Abstract

This article provides an indictment of the study of South-East Asian international relations by confronting head-on the problems that have arisen within this field, in particular the way in which Western academics ended up colluding with deeply illiberal regimes in the area, which excluded dissenting opinions, often by deliberately denouncing these opinions as ‘polemical’. This study uses the discipline of Sovietology to explore the reasons why South-East Asian studies developed into a closed community of scholarship, often hostile to dissenting viewpoints. The disciplines bear comparison because they both manifestly failed to predict the cataclysms that befell their respective areas of study.
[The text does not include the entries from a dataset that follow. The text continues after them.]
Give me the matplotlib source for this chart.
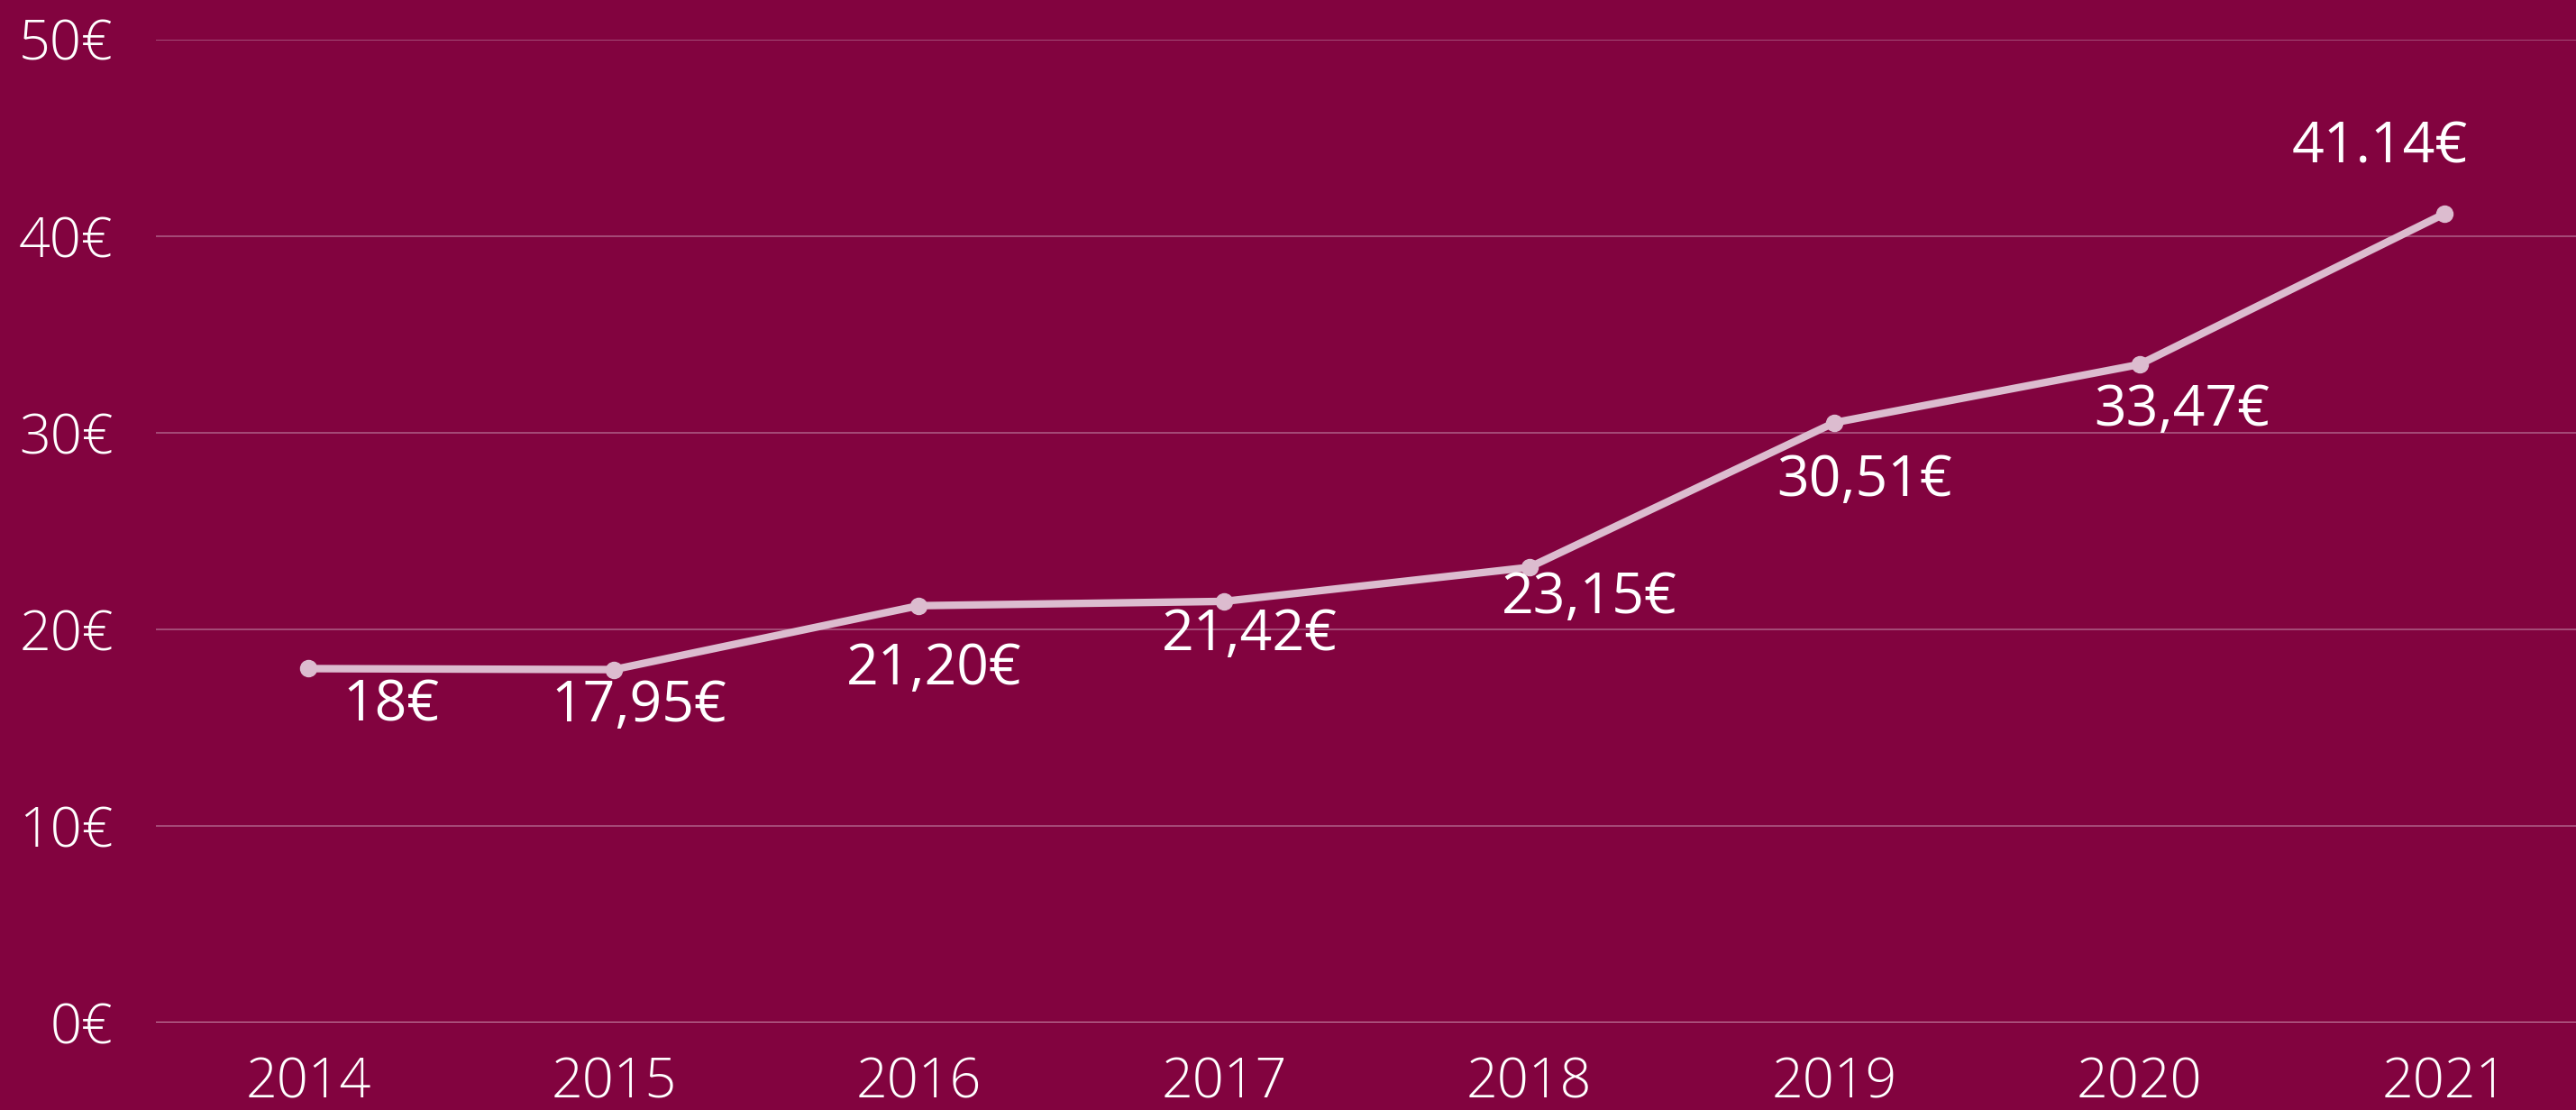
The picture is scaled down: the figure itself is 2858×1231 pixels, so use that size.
import matplotlib.pyplot as plt
from matplotlib.ticker import FuncFormatter

years = [2014, 2015, 2016, 2017, 2018, 2019, 2020, 2021]
prices = [18, 17.95, 21.20, 21.42, 23.15, 30.51, 33.47, 41.14]
labels = ["18€", "17,95€", "21,20€", "21,42€", "23,15€", "30,51€", "33,47€", "41.14€"]
# label offsets in points (dx, dy) relative to each point
offsets = [(66, -30), (20, -30), (12, -51), (20, -27), (48, -25), (24, -47), (34, -37), (-52, 52)]

bg = "#82033f"
line_col = "#dcbccf"

fig = plt.figure(figsize=(28.58, 12.31), dpi=100, facecolor=bg)
ax = fig.add_axes([173 / 2858, 97 / 1231, 1 - 173 / 2858, (1134 - 43.7) / 1231])
ax.set_facecolor(bg)

ax.plot(years, prices, color=line_col, lw=6, marker="o", ms=13, zorder=3)

for x, y, s, (dx, dy) in zip(years, prices, labels, offsets):
    ax.annotate(s, (x, y), xytext=(dx, dy), textcoords="offset points",
                ha="center", va="center", color="white", fontsize=45,
                family=["Open Sans", "DejaVu Sans"])

ax.set_ylim(0, 50)
ax.set_xlim(2013.5, 2021.43)
ax.set_yticks(range(0, 51, 10))
ax.set_xticks(years)
ax.yaxis.set_major_formatter(FuncFormatter(lambda v, p: f"{int(v)}€"))
ax.grid(axis="y", color="#a8517c", lw=1.3)
ax.set_axisbelow(True)
for sp in ax.spines.values():
    sp.set_visible(False)
ax.axhline(0, color="#d8a6be", lw=1.8, zorder=2)
ax.tick_params(length=0, colors="white", labelsize=44)
ax.tick_params(axis="y", pad=34)
ax.tick_params(axis="x", pad=27)
for t in ax.get_xticklabels() + ax.get_yticklabels():
    t.set_family(["Open Sans", "DejaVu Sans"])
    t.set_fontweight("light")

fig.savefig("out.png", facecolor=bg)
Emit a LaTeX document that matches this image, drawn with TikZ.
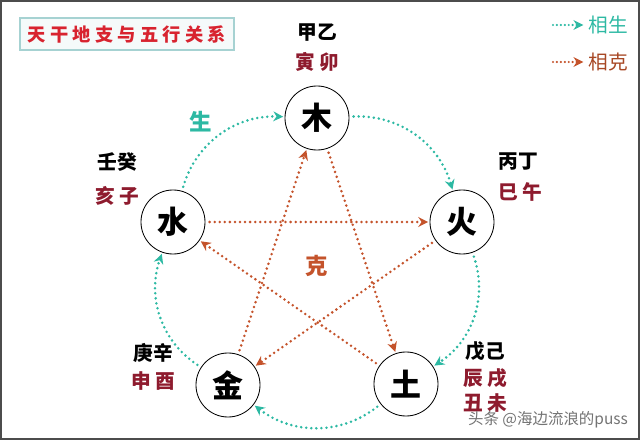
\documentclass[tikz,border=0pt]{standalone}
\usepackage{fontspec}
\setmainfont{Noto Sans CJK SC}
\usetikzlibrary{arrows.meta}
\definecolor{shengc}{HTML}{2DB9A3}
\definecolor{kec}{HTML}{C4532B}
\definecolor{zhic}{HTML}{8E1B2E}
\definecolor{titlec}{HTML}{D8232F}

\begin{document}
\begin{tikzpicture}[x=0.025cm, y=-0.025cm, font=\fontsize{14}{16}\selectfont,
          elem/.style={draw, circle, minimum size=1.6cm, inner sep=0pt, line width=0.6pt,
                       font=\fontsize{22}{24}\selectfont\bfseries},
          gan/.style={font=\fontsize{14}{16}\selectfont\bfseries},
          zhi/.style={text=zhic, font=\fontsize{14}{16}\selectfont\bfseries},
          sheng/.style={-{Stealth[length=7pt,width=7pt]}, draw=shengc, line width=2pt,
                        line cap=round, dash pattern=on 0pt off 3.6pt,
                        shorten <=3pt, shorten >=1pt},
          ke/.style={-{Stealth[length=7pt,width=7pt]}, draw=kec, line width=2pt,
                     line cap=round, dash pattern=on 0pt off 3.6pt,
                     shorten <=3pt, shorten >=1pt}]
        \useasboundingbox (0,0) rectangle (640,440);
        \draw[black!70, line width=2pt] (1,1) rectangle (639,439);
        % title
        \node[draw=teal!35, line width=1.5pt, fill=teal!4, minimum width=5.35cm, minimum height=0.8cm,
              text=titlec, font=\fontsize{13}{15}\selectfont\bfseries] (title) at (127,34) {天 干 地 支 与 五 行 关 系};
        % legend
        \node[text=shengc, font=\fontsize{14}{16}\selectfont] (lsheng) at (608,25) {相生};
        \node[text=kec!85!black, font=\fontsize{14}{16}\selectfont] (lke) at (608,62) {相克};
        \coordinate (ls) at (553,25);
        \coordinate (lk) at (553,62);
        \draw[sheng, line width=1.7pt, dash pattern=on 0pt off 2.8pt, shorten <=0pt, shorten >=0pt] (ls) -- (lsheng.west);
        \draw[ke, line width=1.7pt, dash pattern=on 0pt off 2.8pt, shorten <=0pt, shorten >=0pt] (lk) -- (lke.west);
        % five elements
        \node[elem] (mu)   at (317,118) {木};
        \node[elem] (huo)  at (462,222) {火};
        \node[elem] (tu)   at (406,384) {土};
        \node[elem] (jin)  at (228,385) {金};
        \node[elem] (shui) at (173,222) {水};
        % stems and branches
        \node[gan] (mug)   at (317,33)  {甲乙};
        \node[zhi] (muz)   at (317,62)  {寅 卯};
        \node[gan] (huog)  at (518,162) {丙丁};
        \node[zhi] (huoz)  at (520,192) {巳 午};
        \node[gan] (tug)   at (485,351) {戊己};
        \node[zhi] (tuz1)  at (485,378) {辰 戌};
        \node[zhi] (tuz2)  at (485,403) {丑 未};
        \node[gan] (jing)  at (153,353) {庚辛};
        \node[zhi] (jinz)  at (153,381) {申 酉};
        \node[gan] (shuig) at (117,162) {壬癸};
        \node[zhi] (shuiz) at (117,196) {亥 子};
        % cycle labels
        \node[text=shengc, font=\fontsize{16}{18}\selectfont\bfseries] (sheng) at (201,122) {生};
        \node[text=kec, font=\fontsize{16}{18}\selectfont\bfseries] (ke) at (317,266) {克};
        % arrows
        \foreach \a/\b in {mu/huo, huo/tu, tu/jin, jin/shui, shui/mu}
          \draw[sheng] (\a) to[bend left=38] (\b);
        \foreach \a/\b in {mu/tu, tu/shui, shui/huo, huo/jin, jin/mu}
          \draw[ke] (\a) -- (\b);
        % watermark
        \node[text=black!55, font=\fontsize{11}{13}\selectfont] (mark) at (548,420) {头条 @海边流浪的puss};
      \end{tikzpicture}
\end{document}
The analysis identifies similarities in the way in which the two disciplines seemed to ignore sceptical voices and evolved a shared belief in ‘system stability’. As a result, both Soviet studies and the study of South-East Asian international relations developed serious methodological flaws. However, this study argues that South-East Asian studies suffered even more severe disciplinary shortcomings than its Sovietological counterpart because the academic space was further de-intellectualized by the pervasive influence of the authoritarian South-East Asian developmental state which blurred the distinction between scholarship and bureaucracy and which succeeded in co-opting Western academics. The result was to create a field of study that promulgated the tyranny of the single truth, which erroneously perceived South-East Asia as a region of domestic tranquillity and regional order. What, in fact, emerged was an intellectual culture of self-censorship that kept South-East Asian studies within tacit, self-regulated boundaries.